### Task details
Transcribe the listing word for word.

### Given data
============
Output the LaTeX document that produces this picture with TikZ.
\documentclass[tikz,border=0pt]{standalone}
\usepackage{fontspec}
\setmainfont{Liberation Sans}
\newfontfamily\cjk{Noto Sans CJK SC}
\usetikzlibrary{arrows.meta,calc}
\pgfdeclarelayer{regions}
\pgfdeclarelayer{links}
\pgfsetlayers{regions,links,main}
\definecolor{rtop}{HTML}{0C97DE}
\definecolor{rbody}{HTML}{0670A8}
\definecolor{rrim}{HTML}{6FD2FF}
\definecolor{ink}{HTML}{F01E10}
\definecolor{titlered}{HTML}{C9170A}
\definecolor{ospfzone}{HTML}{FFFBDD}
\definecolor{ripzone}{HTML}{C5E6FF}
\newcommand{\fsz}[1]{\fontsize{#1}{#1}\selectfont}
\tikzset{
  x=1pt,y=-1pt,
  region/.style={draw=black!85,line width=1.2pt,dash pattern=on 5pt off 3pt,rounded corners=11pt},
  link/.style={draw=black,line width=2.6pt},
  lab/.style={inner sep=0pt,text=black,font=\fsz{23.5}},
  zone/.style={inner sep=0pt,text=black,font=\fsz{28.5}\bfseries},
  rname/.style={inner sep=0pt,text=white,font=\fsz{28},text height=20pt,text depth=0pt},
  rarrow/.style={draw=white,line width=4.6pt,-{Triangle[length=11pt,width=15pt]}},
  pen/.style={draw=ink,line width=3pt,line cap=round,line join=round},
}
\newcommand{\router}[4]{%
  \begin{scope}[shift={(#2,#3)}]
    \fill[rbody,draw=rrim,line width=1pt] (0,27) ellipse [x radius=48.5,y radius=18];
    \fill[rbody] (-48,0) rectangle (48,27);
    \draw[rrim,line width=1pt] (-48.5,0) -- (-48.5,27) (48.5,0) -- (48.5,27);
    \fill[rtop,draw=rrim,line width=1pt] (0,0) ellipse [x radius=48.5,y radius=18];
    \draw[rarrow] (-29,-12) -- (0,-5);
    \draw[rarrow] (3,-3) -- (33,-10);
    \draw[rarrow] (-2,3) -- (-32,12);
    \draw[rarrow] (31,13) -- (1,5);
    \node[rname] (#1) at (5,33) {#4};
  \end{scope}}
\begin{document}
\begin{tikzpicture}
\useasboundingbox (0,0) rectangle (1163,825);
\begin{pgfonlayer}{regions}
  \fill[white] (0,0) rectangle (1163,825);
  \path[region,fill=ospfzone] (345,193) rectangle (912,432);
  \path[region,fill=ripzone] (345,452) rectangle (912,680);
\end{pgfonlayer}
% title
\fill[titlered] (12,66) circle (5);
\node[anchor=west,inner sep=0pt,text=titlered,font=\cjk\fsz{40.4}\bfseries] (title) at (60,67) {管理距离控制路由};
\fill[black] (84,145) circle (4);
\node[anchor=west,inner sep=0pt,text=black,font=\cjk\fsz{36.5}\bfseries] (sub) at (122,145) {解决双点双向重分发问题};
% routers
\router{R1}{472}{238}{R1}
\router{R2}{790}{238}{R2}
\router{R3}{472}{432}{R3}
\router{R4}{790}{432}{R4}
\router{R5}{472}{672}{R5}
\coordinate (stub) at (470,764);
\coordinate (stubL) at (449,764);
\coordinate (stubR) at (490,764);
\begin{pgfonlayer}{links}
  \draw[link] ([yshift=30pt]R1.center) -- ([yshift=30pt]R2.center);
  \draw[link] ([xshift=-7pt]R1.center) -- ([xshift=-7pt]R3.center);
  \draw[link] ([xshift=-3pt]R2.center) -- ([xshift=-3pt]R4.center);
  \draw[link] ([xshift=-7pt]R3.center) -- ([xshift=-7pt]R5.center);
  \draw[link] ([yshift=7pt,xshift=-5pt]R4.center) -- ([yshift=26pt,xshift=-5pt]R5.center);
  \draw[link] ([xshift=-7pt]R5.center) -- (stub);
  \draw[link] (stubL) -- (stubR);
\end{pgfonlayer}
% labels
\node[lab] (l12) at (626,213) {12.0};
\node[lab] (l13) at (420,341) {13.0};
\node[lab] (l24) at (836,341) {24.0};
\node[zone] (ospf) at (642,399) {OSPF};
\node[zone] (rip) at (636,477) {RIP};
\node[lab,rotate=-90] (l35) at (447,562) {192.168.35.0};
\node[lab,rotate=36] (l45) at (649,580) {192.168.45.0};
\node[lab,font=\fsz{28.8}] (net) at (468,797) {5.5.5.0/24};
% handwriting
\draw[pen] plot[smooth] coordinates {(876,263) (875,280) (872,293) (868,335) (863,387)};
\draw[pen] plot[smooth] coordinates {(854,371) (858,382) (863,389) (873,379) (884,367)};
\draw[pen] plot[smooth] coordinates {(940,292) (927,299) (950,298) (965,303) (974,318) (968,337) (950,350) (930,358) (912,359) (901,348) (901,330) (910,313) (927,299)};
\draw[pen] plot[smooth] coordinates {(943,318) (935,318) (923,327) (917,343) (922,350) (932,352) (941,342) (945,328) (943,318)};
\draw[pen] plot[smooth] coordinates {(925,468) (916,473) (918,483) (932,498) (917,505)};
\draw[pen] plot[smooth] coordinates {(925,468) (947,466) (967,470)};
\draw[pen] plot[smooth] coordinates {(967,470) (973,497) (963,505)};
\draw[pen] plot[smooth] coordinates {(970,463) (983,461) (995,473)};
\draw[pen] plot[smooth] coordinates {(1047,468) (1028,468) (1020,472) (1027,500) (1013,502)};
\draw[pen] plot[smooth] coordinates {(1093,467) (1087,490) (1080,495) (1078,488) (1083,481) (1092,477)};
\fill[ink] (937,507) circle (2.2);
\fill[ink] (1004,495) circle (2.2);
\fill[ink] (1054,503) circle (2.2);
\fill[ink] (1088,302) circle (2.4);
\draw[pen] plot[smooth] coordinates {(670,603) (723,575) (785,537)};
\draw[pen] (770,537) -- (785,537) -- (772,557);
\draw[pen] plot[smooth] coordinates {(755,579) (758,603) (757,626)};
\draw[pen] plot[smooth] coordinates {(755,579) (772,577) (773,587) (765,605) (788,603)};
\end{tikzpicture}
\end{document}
============
### Exercise output
Output the LaTeX document that produces this picture with TikZ.
\documentclass[tikz,border=0pt]{standalone}
\usepackage{fontspec}
\setmainfont{Liberation Sans}
\newfontfamily\cjk{Noto Sans CJK SC}
\usetikzlibrary{arrows.meta,calc}
\pgfdeclarelayer{regions}
\pgfdeclarelayer{links}
\pgfsetlayers{regions,links,main}
\definecolor{rtop}{HTML}{0C97DE}
\definecolor{rbody}{HTML}{0670A8}
\definecolor{rrim}{HTML}{6FD2FF}
\definecolor{ink}{HTML}{F01E10}
\definecolor{titlered}{HTML}{C9170A}
\definecolor{ospfzone}{HTML}{FFFBDD}
\definecolor{ripzone}{HTML}{C5E6FF}
\newcommand{\fsz}[1]{\fontsize{#1}{#1}\selectfont}
\tikzset{
  x=1pt,y=-1pt,
  region/.style={draw=black!85,line width=1.2pt,dash pattern=on 5pt off 3pt,rounded corners=11pt},
  link/.style={draw=black,line width=2.6pt},
  lab/.style={inner sep=0pt,text=black,font=\fsz{23.5}},
  zone/.style={inner sep=0pt,text=black,font=\fsz{28.5}\bfseries},
  rname/.style={inner sep=0pt,text=white,font=\fsz{28},text height=20pt,text depth=0pt},
  rarrow/.style={draw=white,line width=4.6pt,-{Triangle[length=11pt,width=15pt]}},
  pen/.style={draw=ink,line width=3pt,line cap=round,line join=round},
}
\newcommand{\router}[4]{%
  \begin{scope}[shift={(#2,#3)}]
    \fill[rbody,draw=rrim,line width=1pt] (0,27) ellipse [x radius=48.5,y radius=18];
    \fill[rbody] (-48,0) rectangle (48,27);
    \draw[rrim,line width=1pt] (-48.5,0) -- (-48.5,27) (48.5,0) -- (48.5,27);
    \fill[rtop,draw=rrim,line width=1pt] (0,0) ellipse [x radius=48.5,y radius=18];
    \draw[rarrow] (-29,-12) -- (0,-5);
    \draw[rarrow] (3,-3) -- (33,-10);
    \draw[rarrow] (-2,3) -- (-32,12);
    \draw[rarrow] (31,13) -- (1,5);
    \node[rname] (#1) at (5,33) {#4};
  \end{scope}}
\begin{document}
\begin{tikzpicture}
\useasboundingbox (0,0) rectangle (1163,825);
\begin{pgfonlayer}{regions}
  \fill[white] (0,0) rectangle (1163,825);
  \path[region,fill=ospfzone] (345,193) rectangle (912,432);
  \path[region,fill=ripzone] (345,452) rectangle (912,680);
\end{pgfonlayer}
% title
\fill[titlered] (12,66) circle (5);
\node[anchor=west,inner sep=0pt,text=titlered,font=\cjk\fsz{40.4}\bfseries] (title) at (60,67) {管理距离控制路由};
\fill[black] (84,145) circle (4);
\node[anchor=west,inner sep=0pt,text=black,font=\cjk\fsz{36.5}\bfseries] (sub) at (122,145) {解决双点双向重分发问题};
% routers
\router{R1}{472}{238}{R1}
\router{R2}{790}{238}{R2}
\router{R3}{472}{432}{R3}
\router{R4}{790}{432}{R4}
\router{R5}{472}{672}{R5}
\coordinate (stub) at (470,764);
\coordinate (stubL) at (449,764);
\coordinate (stubR) at (490,764);
\begin{pgfonlayer}{links}
  \draw[link] ([yshift=30pt]R1.center) -- ([yshift=30pt]R2.center);
  \draw[link] ([xshift=-7pt]R1.center) -- ([xshift=-7pt]R3.center);
  \draw[link] ([xshift=-3pt]R2.center) -- ([xshift=-3pt]R4.center);
  \draw[link] ([xshift=-7pt]R3.center) -- ([xshift=-7pt]R5.center);
  \draw[link] ([yshift=7pt,xshift=-5pt]R4.center) -- ([yshift=26pt,xshift=-5pt]R5.center);
  \draw[link] ([xshift=-7pt]R5.center) -- (stub);
  \draw[link] (stubL) -- (stubR);
\end{pgfonlayer}
% labels
\node[lab] (l12) at (626,213) {12.0};
\node[lab] (l13) at (420,341) {13.0};
\node[lab] (l24) at (836,341) {24.0};
\node[zone] (ospf) at (642,399) {OSPF};
\node[zone] (rip) at (636,477) {RIP};
\node[lab,rotate=-90] (l35) at (447,562) {192.168.35.0};
\node[lab,rotate=36] (l45) at (649,580) {192.168.45.0};
\node[lab,font=\fsz{28.8}] (net) at (468,797) {5.5.5.0/24};
% handwriting
\draw[pen] plot[smooth] coordinates {(876,263) (875,280) (872,293) (868,335) (863,387)};
\draw[pen] plot[smooth] coordinates {(854,371) (858,382) (863,389) (873,379) (884,367)};
\draw[pen] plot[smooth] coordinates {(940,292) (927,299) (950,298) (965,303) (974,318) (968,337) (950,350) (930,358) (912,359) (901,348) (901,330) (910,313) (927,299)};
\draw[pen] plot[smooth] coordinates {(943,318) (935,318) (923,327) (917,343) (922,350) (932,352) (941,342) (945,328) (943,318)};
\draw[pen] plot[smooth] coordinates {(925,468) (916,473) (918,483) (932,498) (917,505)};
\draw[pen] plot[smooth] coordinates {(925,468) (947,466) (967,470)};
\draw[pen] plot[smooth] coordinates {(967,470) (973,497) (963,505)};
\draw[pen] plot[smooth] coordinates {(970,463) (983,461) (995,473)};
\draw[pen] plot[smooth] coordinates {(1047,468) (1028,468) (1020,472) (1027,500) (1013,502)};
\draw[pen] plot[smooth] coordinates {(1093,467) (1087,490) (1080,495) (1078,488) (1083,481) (1092,477)};
\fill[ink] (937,507) circle (2.2);
\fill[ink] (1004,495) circle (2.2);
\fill[ink] (1054,503) circle (2.2);
\fill[ink] (1088,302) circle (2.4);
\draw[pen] plot[smooth] coordinates {(670,603) (723,575) (785,537)};
\draw[pen] (770,537) -- (785,537) -- (772,557);
\draw[pen] plot[smooth] coordinates {(755,579) (758,603) (757,626)};
\draw[pen] plot[smooth] coordinates {(755,579) (772,577) (773,587) (765,605) (788,603)};
\end{tikzpicture}
\end{document}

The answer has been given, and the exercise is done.